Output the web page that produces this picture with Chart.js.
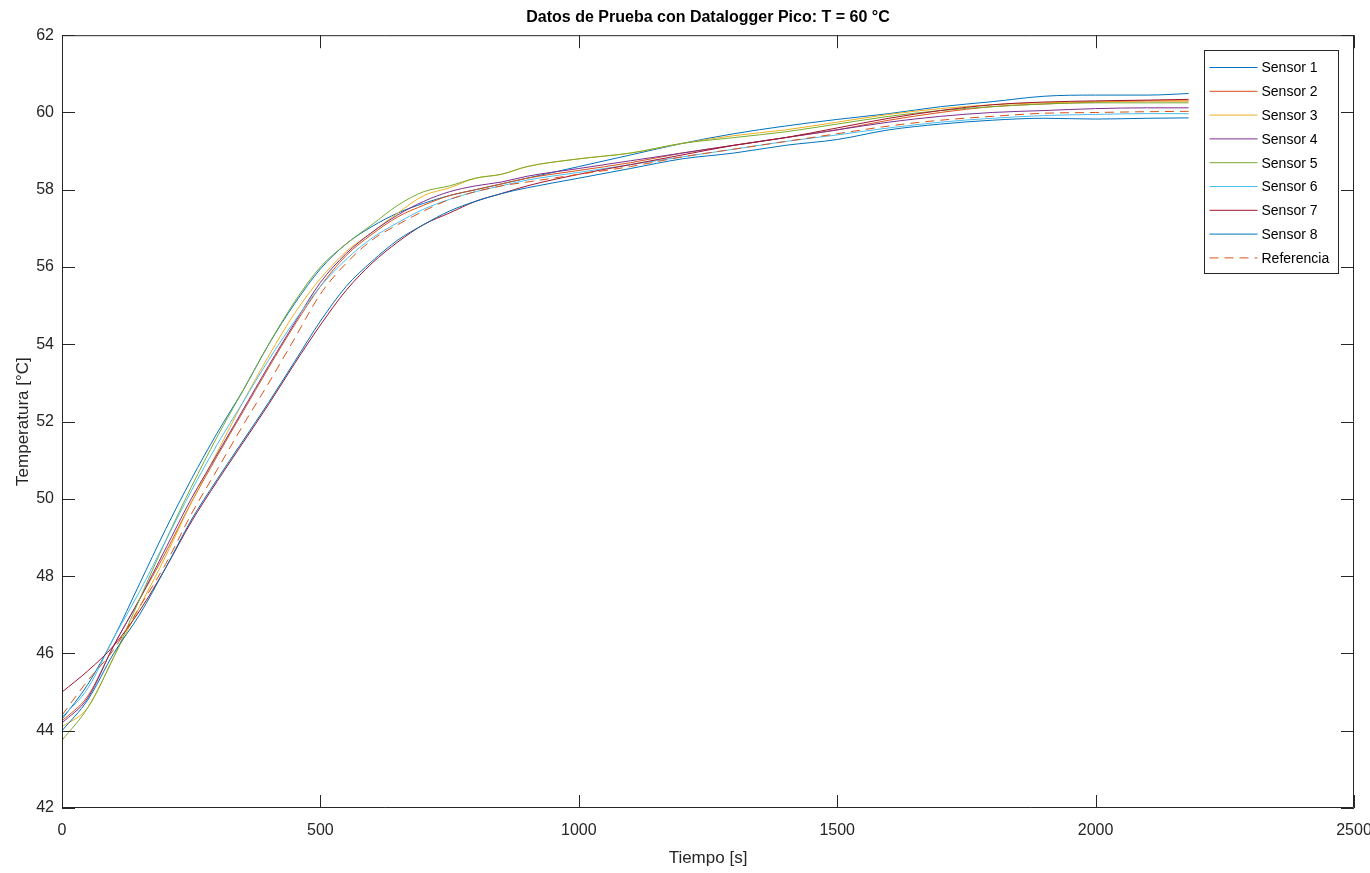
<!DOCTYPE html>
<html>
<head>
<meta charset="utf-8">
<script src="https://cdn.jsdelivr.net/npm/chart.js@4.4.1/dist/chart.umd.min.js"></script>
<style>
  html, body { margin: 0; padding: 0; background: #fff; }
  #wrap { width: 1370px; height: 873px; }
</style>
</head>
<body>
<div id="wrap"><canvas id="temp_pico"></canvas></div>
<script>
// tiempo [s]
var tiempo = [0, 50, 100, 150, 200, 250, 300, 350, 400, 450, 500, 550, 600, 650, 700, 750, 800, 850, 900,
              1000, 1100, 1200, 1300, 1400, 1500, 1600, 1700, 1800, 1900, 2000, 2100, 2180];

var sensor1 = [44.3, 45.2, 46.4, 47.8, 49.2, 50.5, 51.7, 52.8, 54.0, 55.05, 55.95, 56.6, 57.05, 57.4, 57.65, 57.85, 58.0, 58.15, 58.3,
               58.6, 58.9, 59.2, 59.45, 59.65, 59.82, 59.97, 60.15, 60.28, 60.42, 60.45, 60.45, 60.49];
var sensor2 = [44.25, 44.9, 46.2, 47.4, 48.6, 49.9, 51.1, 52.25, 53.4, 54.5, 55.5, 56.3, 56.85, 57.3, 57.6, 57.85, 58.0, 58.15, 58.3,
               58.5, 58.7, 58.95, 59.15, 59.35, 59.55, 59.8, 60.0, 60.15, 60.22, 60.27, 60.3, 60.3];
var sensor3 = [44.1, 44.6, 45.9, 47.2, 48.5, 49.9, 51.2, 52.5, 53.7, 54.8, 55.7, 56.4, 56.9, 57.4, 57.85, 58.05, 58.3, 58.4, 58.6,
               58.8, 58.95, 59.2, 59.4, 59.55, 59.75, 59.95, 60.1, 60.2, 60.25, 60.28, 60.3, 60.3];
var sensor4 = [44.2, 44.85, 46.2, 47.4, 48.7, 50.0, 51.15, 52.3, 53.45, 54.55, 55.6, 56.35, 56.9, 57.35, 57.7, 57.95, 58.1, 58.2, 58.35,
               58.55, 58.75, 58.95, 59.15, 59.35, 59.55, 59.75, 59.9, 60.0, 60.05, 60.1, 60.12, 60.12];
var sensor5 = [43.75, 44.6, 45.9, 47.4, 48.9, 50.3, 51.6, 52.8, 54.0, 55.1, 56.0, 56.6, 57.1, 57.6, 57.95, 58.1, 58.3, 58.4, 58.6,
               58.8, 58.95, 59.2, 59.35, 59.5, 59.7, 59.9, 60.05, 60.15, 60.22, 60.25, 60.25, 60.25];
var sensor6 = [44.35, 45.1, 46.4, 47.6, 48.9, 50.2, 51.4, 52.5, 53.6, 54.6, 55.5, 56.2, 56.75, 57.15, 57.5, 57.75, 57.95, 58.1, 58.25,
               58.45, 58.65, 58.85, 59.05, 59.25, 59.42, 59.6, 59.75, 59.85, 59.92, 59.95, 59.97, 59.97];
var sensor7 = [45.0, 45.55, 46.2, 47.1, 48.2, 49.4, 50.45, 51.45, 52.45, 53.5, 54.5, 55.4, 56.1, 56.65, 57.1, 57.4, 57.7, 57.9, 58.1,
               58.4, 58.65, 58.9, 59.15, 59.35, 59.6, 59.85, 60.05, 60.2, 60.27, 60.3, 60.32, 60.34];
var sensor8 = [44.0, 44.8, 46.0, 47.0, 48.2, 49.45, 50.5, 51.5, 52.5, 53.55, 54.6, 55.5, 56.15, 56.7, 57.1, 57.45, 57.7, 57.9, 58.05,
               58.3, 58.55, 58.8, 58.95, 59.15, 59.3, 59.55, 59.7, 59.8, 59.85, 59.83, 59.85, 59.86];
var referencia = [44.4, 45.3, 46.1, 47.2, 48.3, 49.6, 50.75, 51.9, 53.0, 54.15, 55.3, 56.1, 56.7, 57.1, 57.45, 57.75, 57.95, 58.1, 58.2,
                  58.4, 58.6, 58.85, 59.05, 59.25, 59.45, 59.65, 59.8, 59.9, 59.98, 60.0, 60.02, 60.03];

var etiquetas = ["Sensor 1", "Sensor 2", "Sensor 3", "Sensor 4", "Sensor 5", "Sensor 6", "Sensor 7", "Sensor 8", "Referencia"];
var series = [sensor1, sensor2, sensor3, sensor4, sensor5, sensor6, sensor7, sensor8, referencia];
var colores = ["#0072BD", "#D95319", "#EDB120", "#7E2F8E", "#77AC30", "#4DBEEE", "#A2142F", "#0072BD", "#D95319"];

var ejeColor = "#262626";
var fuente = "'Liberation Sans', Arial, sans-serif";

var datasets = [];
for (var i = 0; i < series.length; i++) {
  var pts = [];
  for (var j = 0; j < tiempo.length; j++) {
    pts.push({ x: tiempo[j], y: series[i][j] });
  }
  datasets.push({
    label: etiquetas[i],
    data: pts,
    borderColor: colores[i],
    backgroundColor: colores[i],
    borderWidth: 1,
    borderDash: etiquetas[i] == "Referencia" ? [9, 6] : [],
    pointRadius: 0,
    cubicInterpolationMode: 'monotone',
    fill: false,
    order: series.length - i
  });
}

// matlab style box, inward ticks and legend inside the axes
var matlabBox = {
  id: 'matlabBox',
  afterDraw: function (chart) {
    var ctx = chart.ctx;
    var a = chart.chartArea;
    var xs = chart.scales.x, ys = chart.scales.y;
    var L = 13;
    ctx.save();
    ctx.strokeStyle = ejeColor;
    ctx.lineWidth = 1;
    ctx.beginPath();
    ctx.rect(a.left + 0.5, a.top + 0.5, a.right - a.left - 1, a.bottom - a.top - 1);
    xs.ticks.forEach(function (t) {
      var px = Math.round(xs.getPixelForValue(t.value)) + 0.5;
      ctx.moveTo(px, a.bottom); ctx.lineTo(px, a.bottom - L);
      ctx.moveTo(px, a.top); ctx.lineTo(px, a.top + L);
    });
    ys.ticks.forEach(function (t) {
      var py = Math.round(ys.getPixelForValue(t.value)) + 0.5;
      ctx.moveTo(a.left, py); ctx.lineTo(a.left + L, py);
      ctx.moveTo(a.right, py); ctx.lineTo(a.right - L, py);
    });
    ctx.stroke();

    // legend
    var bx = 1204.5, by = 50.5, bw = 134, bh = 223, row = 23.8;
    ctx.fillStyle = "#fff";
    ctx.fillRect(bx, by, bw, bh);
    ctx.strokeRect(bx, by, bw, bh);
    ctx.font = "14px " + fuente;
    ctx.textBaseline = "middle";
    chart.data.datasets.forEach(function (ds, k) {
      var y = by + 17 + k * row;
      ctx.strokeStyle = ds.borderColor;
      ctx.setLineDash(ds.borderDash);
      ctx.beginPath();
      ctx.moveTo(bx + 5, y); ctx.lineTo(bx + 53, y);
      ctx.stroke();
      ctx.setLineDash([]);
      ctx.fillStyle = "#000";
      ctx.fillText(ds.label, bx + 57, y + 1);
    });
    ctx.restore();
  }
};

new Chart(document.getElementById("temp_pico"), {
  type: 'line',
  data: { datasets: datasets },
  options: {
    responsive: true,
    maintainAspectRatio: false,
    animation: false,
    layout: { padding: { left: 0, right: 0, top: 0, bottom: 0 } },
    scales: {
      x: {
        type: 'linear',
        min: 0,
        max: 2500,
        grid: { display: false },
        border: { display: false },
        ticks: {
          stepSize: 500, color: ejeColor, padding: 5, maxRotation: 0,
          font: { family: fuente, size: 16 },
          callback: function (v) { return String(v); }
        },
        title: { display: true, text: 'Tiempo [s]', color: ejeColor, padding: { top: 0, bottom: 4 }, font: { family: fuente, size: 17 } },
        afterFit: function (s) { s.height = 65; s.paddingRight = 16; }
      },
      y: {
        min: 42,
        max: 62,
        grid: { display: false },
        border: { display: false },
        ticks: { stepSize: 2, color: ejeColor, padding: 0, font: { family: fuente, size: 16 } },
        title: { display: true, text: 'Temperatura [°C]', color: ejeColor, padding: { top: 13, bottom: 0 }, font: { family: fuente, size: 17 } },
        afterFit: function (s) { s.width = 62; }
      }
    },
    plugins: {
      legend: { display: false },
      tooltip: { enabled: false },
      title: {
        display: true,
        fullSize: false,
        text: 'Datos de Prueba con Datalogger Pico: T = 60 °C',
        color: "#000",
        font: { family: fuente, size: 16, weight: 'bold' },
        padding: { top: 8, bottom: 8 }
      }
    }
  },
  plugins: [matlabBox]
});
</script>
</body>
</html>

______

Given problem: Would you reproduce the lines above, from the very first through the line containing "2000, 2100, 2180];", exactly and without the pictures?

Finished exercise:
Output the web page that produces this picture with Chart.js.
<!DOCTYPE html>
<html>
<head>
<meta charset="utf-8">
<script src="https://cdn.jsdelivr.net/npm/chart.js@4.4.1/dist/chart.umd.min.js"></script>
<style>
  html, body { margin: 0; padding: 0; background: #fff; }
  #wrap { width: 1370px; height: 873px; }
</style>
</head>
<body>
<div id="wrap"><canvas id="temp_pico"></canvas></div>
<script>
// tiempo [s]
var tiempo = [0, 50, 100, 150, 200, 250, 300, 350, 400, 450, 500, 550, 600, 650, 700, 750, 800, 850, 900,
              1000, 1100, 1200, 1300, 1400, 1500, 1600, 1700, 1800, 1900, 2000, 2100, 2180];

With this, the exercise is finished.